* **Work instructions**:
Print exactly the lines from the first one down to the line containing "(up) -- (down);", both ends included, with no pictures and nothing else.
********
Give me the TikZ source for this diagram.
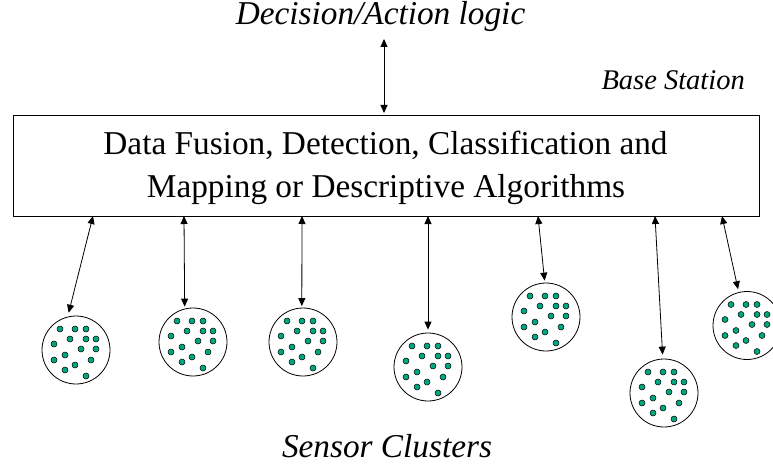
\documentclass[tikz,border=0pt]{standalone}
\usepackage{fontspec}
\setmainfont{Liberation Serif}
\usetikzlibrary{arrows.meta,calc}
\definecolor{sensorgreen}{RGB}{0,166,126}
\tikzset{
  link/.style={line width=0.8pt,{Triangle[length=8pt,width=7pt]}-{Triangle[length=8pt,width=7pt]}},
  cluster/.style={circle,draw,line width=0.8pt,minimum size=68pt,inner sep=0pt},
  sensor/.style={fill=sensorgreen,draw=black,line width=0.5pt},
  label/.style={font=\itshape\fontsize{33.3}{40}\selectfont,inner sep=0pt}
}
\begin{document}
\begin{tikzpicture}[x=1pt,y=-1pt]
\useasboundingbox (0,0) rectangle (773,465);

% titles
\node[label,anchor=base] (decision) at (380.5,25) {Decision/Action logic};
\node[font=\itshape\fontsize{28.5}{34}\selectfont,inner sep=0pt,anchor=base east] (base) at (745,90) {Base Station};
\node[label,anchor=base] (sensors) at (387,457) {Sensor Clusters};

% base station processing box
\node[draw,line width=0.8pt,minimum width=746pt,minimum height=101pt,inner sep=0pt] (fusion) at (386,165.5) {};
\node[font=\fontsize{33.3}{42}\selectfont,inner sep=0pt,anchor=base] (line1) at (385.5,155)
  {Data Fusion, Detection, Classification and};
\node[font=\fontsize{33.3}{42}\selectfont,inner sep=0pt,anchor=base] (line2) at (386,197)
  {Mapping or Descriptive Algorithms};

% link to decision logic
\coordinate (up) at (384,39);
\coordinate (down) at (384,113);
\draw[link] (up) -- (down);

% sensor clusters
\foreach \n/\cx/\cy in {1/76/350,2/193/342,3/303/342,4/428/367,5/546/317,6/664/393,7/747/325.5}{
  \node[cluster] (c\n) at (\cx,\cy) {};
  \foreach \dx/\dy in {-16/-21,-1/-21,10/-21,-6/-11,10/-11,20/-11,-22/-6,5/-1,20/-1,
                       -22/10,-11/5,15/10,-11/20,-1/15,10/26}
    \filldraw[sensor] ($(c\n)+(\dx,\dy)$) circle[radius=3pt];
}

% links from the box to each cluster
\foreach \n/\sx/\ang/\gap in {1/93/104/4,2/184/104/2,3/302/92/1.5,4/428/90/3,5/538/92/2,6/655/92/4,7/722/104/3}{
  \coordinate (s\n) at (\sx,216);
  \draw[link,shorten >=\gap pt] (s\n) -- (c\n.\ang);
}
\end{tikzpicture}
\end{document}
********
* **Written solution**:
Give me the TikZ source for this diagram.
\documentclass[tikz,border=0pt]{standalone}
\usepackage{fontspec}
\setmainfont{Liberation Serif}
\usetikzlibrary{arrows.meta,calc}
\definecolor{sensorgreen}{RGB}{0,166,126}
\tikzset{
  link/.style={line width=0.8pt,{Triangle[length=8pt,width=7pt]}-{Triangle[length=8pt,width=7pt]}},
  cluster/.style={circle,draw,line width=0.8pt,minimum size=68pt,inner sep=0pt},
  sensor/.style={fill=sensorgreen,draw=black,line width=0.5pt},
  label/.style={font=\itshape\fontsize{33.3}{40}\selectfont,inner sep=0pt}
}
\begin{document}
\begin{tikzpicture}[x=1pt,y=-1pt]
\useasboundingbox (0,0) rectangle (773,465);

% titles
\node[label,anchor=base] (decision) at (380.5,25) {Decision/Action logic};
\node[font=\itshape\fontsize{28.5}{34}\selectfont,inner sep=0pt,anchor=base east] (base) at (745,90) {Base Station};
\node[label,anchor=base] (sensors) at (387,457) {Sensor Clusters};

% base station processing box
\node[draw,line width=0.8pt,minimum width=746pt,minimum height=101pt,inner sep=0pt] (fusion) at (386,165.5) {};
\node[font=\fontsize{33.3}{42}\selectfont,inner sep=0pt,anchor=base] (line1) at (385.5,155)
  {Data Fusion, Detection, Classification and};
\node[font=\fontsize{33.3}{42}\selectfont,inner sep=0pt,anchor=base] (line2) at (386,197)
  {Mapping or Descriptive Algorithms};

% link to decision logic
\coordinate (up) at (384,39);
\coordinate (down) at (384,113);
\draw[link] (up) -- (down);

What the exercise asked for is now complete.